Everything in the listing below from the line containing "Emit a Python" through the line containing "return ('%g' % v).replace('.', ',')" should be repeated exactly; leave out every other line.

——

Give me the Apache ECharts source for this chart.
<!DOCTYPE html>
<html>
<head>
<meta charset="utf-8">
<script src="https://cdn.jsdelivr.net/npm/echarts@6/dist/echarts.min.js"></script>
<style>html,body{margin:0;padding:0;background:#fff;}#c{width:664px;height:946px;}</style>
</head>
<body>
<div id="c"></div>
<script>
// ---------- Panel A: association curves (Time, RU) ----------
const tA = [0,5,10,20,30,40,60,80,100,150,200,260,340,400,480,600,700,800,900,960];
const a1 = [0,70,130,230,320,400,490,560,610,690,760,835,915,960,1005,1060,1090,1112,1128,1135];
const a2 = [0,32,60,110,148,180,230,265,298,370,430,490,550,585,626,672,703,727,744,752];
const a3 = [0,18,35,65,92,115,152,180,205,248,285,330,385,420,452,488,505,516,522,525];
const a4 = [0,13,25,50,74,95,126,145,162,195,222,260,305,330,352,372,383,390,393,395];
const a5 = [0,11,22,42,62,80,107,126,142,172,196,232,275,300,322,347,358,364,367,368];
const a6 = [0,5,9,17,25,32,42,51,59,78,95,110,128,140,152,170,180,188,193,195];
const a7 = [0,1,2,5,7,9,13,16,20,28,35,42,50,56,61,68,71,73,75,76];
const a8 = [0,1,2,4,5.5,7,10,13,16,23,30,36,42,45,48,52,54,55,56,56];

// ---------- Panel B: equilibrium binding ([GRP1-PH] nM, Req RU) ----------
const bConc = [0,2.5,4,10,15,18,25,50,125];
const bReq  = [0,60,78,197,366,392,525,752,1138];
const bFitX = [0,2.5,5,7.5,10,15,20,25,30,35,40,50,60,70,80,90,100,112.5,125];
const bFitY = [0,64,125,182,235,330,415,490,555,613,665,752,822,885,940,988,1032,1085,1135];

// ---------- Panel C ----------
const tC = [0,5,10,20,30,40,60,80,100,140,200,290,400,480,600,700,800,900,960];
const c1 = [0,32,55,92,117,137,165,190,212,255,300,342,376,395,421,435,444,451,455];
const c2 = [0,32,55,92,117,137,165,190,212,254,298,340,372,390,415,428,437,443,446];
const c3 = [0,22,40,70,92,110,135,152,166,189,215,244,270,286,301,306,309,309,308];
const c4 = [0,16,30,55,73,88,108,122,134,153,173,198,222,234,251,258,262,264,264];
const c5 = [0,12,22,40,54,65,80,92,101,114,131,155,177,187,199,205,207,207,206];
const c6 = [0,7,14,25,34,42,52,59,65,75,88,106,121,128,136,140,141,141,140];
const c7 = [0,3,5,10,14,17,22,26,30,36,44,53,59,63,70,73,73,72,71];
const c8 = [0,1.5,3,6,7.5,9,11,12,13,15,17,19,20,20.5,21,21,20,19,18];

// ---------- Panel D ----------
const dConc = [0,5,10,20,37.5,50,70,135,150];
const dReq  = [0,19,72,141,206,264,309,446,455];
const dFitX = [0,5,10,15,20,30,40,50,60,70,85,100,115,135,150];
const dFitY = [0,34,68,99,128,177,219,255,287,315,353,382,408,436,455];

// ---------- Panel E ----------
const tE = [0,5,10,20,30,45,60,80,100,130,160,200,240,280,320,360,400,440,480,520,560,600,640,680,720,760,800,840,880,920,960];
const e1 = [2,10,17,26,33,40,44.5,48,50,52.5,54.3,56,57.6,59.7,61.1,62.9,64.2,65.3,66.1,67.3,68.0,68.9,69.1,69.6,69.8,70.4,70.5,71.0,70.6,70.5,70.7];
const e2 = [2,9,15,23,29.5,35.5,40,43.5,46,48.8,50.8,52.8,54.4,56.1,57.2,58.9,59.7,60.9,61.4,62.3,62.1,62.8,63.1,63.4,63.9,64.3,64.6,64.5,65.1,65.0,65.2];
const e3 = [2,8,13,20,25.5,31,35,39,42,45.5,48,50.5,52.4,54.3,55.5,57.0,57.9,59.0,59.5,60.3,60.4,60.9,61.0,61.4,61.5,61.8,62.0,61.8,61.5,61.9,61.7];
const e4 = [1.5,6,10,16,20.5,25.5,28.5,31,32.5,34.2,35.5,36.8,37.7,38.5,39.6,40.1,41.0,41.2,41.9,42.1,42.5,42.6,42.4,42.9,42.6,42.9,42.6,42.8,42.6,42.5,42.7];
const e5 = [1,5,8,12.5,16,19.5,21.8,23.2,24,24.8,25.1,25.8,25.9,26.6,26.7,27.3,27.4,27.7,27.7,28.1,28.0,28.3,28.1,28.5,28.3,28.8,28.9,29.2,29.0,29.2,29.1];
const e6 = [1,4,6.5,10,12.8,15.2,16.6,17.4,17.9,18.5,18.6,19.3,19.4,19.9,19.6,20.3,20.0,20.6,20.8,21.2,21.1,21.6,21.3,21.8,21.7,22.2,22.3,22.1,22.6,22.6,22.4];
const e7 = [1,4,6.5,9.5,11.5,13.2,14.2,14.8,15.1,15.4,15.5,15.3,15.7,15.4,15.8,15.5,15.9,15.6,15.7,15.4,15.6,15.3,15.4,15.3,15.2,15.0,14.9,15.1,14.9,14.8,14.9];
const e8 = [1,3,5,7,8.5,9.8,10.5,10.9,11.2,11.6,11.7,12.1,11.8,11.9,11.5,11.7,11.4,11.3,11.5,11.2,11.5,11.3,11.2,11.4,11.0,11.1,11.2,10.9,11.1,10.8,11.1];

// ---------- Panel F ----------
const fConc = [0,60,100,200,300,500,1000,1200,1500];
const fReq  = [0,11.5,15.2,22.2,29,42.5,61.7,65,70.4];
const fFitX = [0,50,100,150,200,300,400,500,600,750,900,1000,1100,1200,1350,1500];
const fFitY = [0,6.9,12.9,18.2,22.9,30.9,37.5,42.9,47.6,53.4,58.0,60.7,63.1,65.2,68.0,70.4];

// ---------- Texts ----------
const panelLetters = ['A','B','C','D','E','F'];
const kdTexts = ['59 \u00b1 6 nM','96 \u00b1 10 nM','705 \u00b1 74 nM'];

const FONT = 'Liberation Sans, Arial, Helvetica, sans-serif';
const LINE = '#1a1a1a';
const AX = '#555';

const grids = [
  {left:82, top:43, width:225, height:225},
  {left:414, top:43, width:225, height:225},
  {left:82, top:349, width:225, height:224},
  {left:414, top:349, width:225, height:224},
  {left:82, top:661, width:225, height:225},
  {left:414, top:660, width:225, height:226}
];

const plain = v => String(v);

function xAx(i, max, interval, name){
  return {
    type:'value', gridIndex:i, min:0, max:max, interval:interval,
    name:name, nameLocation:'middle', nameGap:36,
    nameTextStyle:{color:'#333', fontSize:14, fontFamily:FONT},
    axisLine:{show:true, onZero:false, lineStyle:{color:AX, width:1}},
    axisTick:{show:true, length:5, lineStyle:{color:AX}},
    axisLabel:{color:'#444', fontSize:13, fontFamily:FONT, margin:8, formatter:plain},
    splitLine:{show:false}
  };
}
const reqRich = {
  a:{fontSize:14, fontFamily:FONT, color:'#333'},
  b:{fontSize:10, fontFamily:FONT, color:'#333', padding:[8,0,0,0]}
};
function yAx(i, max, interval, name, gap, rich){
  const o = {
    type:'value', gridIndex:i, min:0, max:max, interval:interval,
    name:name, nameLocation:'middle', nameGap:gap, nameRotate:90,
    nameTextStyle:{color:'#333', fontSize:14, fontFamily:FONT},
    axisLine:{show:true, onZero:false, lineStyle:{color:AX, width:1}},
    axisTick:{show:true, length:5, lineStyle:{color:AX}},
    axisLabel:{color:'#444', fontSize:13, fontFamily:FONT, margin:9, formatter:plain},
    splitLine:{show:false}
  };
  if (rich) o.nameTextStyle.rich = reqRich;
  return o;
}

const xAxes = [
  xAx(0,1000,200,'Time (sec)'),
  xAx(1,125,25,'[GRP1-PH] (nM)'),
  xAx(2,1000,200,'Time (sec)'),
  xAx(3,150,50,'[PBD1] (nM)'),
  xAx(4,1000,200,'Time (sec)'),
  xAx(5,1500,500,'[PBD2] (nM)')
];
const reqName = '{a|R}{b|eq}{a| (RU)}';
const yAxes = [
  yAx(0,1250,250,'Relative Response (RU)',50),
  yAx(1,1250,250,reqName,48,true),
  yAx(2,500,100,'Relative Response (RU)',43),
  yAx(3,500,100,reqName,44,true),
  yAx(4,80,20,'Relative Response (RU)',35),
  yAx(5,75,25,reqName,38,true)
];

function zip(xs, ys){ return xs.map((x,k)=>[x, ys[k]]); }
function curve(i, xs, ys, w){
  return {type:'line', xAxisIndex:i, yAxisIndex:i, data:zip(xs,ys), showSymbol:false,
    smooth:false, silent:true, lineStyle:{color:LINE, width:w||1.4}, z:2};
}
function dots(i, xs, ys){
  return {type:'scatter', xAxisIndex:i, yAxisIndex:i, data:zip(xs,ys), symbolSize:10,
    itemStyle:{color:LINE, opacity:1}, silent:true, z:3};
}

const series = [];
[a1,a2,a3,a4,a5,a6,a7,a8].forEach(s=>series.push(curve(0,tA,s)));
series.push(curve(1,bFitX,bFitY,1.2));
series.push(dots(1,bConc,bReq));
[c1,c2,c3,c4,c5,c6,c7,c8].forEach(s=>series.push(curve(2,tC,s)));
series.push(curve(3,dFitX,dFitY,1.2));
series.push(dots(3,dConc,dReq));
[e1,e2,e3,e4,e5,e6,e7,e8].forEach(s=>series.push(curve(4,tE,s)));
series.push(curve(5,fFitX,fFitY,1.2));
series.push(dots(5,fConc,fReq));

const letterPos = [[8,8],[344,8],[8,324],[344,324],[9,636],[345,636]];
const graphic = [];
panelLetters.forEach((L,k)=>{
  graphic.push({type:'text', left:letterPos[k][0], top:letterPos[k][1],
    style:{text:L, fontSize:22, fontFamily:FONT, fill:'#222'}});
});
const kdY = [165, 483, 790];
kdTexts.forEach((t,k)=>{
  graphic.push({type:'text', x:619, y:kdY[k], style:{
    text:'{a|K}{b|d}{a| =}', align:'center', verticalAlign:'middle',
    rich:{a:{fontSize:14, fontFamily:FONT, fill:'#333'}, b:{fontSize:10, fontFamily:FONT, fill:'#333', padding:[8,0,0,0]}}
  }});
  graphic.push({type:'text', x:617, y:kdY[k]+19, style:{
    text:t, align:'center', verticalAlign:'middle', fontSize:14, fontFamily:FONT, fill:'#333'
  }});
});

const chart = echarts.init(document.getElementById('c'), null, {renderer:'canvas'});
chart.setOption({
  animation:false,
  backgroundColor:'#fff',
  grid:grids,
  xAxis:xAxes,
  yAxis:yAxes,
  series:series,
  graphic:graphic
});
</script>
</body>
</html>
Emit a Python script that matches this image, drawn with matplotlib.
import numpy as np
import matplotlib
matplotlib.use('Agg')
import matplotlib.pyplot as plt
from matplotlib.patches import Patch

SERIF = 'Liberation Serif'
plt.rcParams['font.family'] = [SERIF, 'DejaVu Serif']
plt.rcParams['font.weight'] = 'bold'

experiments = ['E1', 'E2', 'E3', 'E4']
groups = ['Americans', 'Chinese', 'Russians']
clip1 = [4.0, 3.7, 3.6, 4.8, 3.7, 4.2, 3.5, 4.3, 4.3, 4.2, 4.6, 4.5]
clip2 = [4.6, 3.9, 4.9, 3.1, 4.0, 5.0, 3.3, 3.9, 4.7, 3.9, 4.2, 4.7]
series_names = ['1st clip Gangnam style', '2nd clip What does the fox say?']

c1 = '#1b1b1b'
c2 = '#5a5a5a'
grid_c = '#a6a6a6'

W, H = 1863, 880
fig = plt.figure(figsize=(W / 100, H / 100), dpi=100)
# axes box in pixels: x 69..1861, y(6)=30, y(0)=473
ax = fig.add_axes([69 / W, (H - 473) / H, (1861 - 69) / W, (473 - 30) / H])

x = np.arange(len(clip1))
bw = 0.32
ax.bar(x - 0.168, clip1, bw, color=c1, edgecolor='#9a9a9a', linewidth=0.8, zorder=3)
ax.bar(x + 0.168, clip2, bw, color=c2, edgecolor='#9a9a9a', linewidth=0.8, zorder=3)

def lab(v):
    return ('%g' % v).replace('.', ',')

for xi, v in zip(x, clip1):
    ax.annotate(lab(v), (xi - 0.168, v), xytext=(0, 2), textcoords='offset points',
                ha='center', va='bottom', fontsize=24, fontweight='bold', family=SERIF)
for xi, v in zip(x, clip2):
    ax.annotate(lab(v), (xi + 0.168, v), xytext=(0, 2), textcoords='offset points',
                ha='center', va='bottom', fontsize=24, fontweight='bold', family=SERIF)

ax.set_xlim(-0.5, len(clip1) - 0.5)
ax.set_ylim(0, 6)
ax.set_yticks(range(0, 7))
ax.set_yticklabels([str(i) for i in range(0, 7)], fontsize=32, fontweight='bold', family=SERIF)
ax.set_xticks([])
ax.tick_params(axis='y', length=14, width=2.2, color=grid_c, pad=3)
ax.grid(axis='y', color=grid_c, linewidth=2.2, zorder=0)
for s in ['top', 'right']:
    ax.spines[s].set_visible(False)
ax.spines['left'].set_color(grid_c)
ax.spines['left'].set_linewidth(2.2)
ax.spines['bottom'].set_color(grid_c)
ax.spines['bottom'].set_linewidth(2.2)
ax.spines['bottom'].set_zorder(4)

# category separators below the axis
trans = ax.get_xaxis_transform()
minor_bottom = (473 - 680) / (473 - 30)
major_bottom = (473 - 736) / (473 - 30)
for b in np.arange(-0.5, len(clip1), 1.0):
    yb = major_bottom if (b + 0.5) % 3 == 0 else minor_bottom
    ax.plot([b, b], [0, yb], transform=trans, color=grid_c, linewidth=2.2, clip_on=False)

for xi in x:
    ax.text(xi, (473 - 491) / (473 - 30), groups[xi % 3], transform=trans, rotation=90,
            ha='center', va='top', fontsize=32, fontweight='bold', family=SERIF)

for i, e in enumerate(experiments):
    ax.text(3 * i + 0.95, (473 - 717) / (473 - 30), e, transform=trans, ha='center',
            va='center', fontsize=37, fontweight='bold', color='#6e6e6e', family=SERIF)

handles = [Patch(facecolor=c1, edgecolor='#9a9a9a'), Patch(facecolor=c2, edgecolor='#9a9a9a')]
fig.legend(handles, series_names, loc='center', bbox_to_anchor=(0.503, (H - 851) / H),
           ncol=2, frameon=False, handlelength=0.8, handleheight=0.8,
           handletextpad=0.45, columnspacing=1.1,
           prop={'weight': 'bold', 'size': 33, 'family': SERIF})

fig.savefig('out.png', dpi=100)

——

_Reply_:
Emit a Python script that matches this image, drawn with matplotlib.
import numpy as np
import matplotlib
matplotlib.use('Agg')
import matplotlib.pyplot as plt
from matplotlib.patches import Patch

SERIF = 'Liberation Serif'
plt.rcParams['font.family'] = [SERIF, 'DejaVu Serif']
plt.rcParams['font.weight'] = 'bold'

experiments = ['E1', 'E2', 'E3', 'E4']
groups = ['Americans', 'Chinese', 'Russians']
clip1 = [4.0, 3.7, 3.6, 4.8, 3.7, 4.2, 3.5, 4.3, 4.3, 4.2, 4.6, 4.5]
clip2 = [4.6, 3.9, 4.9, 3.1, 4.0, 5.0, 3.3, 3.9, 4.7, 3.9, 4.2, 4.7]
series_names = ['1st clip Gangnam style', '2nd clip What does the fox say?']

c1 = '#1b1b1b'
c2 = '#5a5a5a'
grid_c = '#a6a6a6'

W, H = 1863, 880
fig = plt.figure(figsize=(W / 100, H / 100), dpi=100)
# axes box in pixels: x 69..1861, y(6)=30, y(0)=473
ax = fig.add_axes([69 / W, (H - 473) / H, (1861 - 69) / W, (473 - 30) / H])

x = np.arange(len(clip1))
bw = 0.32
ax.bar(x - 0.168, clip1, bw, color=c1, edgecolor='#9a9a9a', linewidth=0.8, zorder=3)
ax.bar(x + 0.168, clip2, bw, color=c2, edgecolor='#9a9a9a', linewidth=0.8, zorder=3)

def lab(v):
    return ('%g' % v).replace('.', ',')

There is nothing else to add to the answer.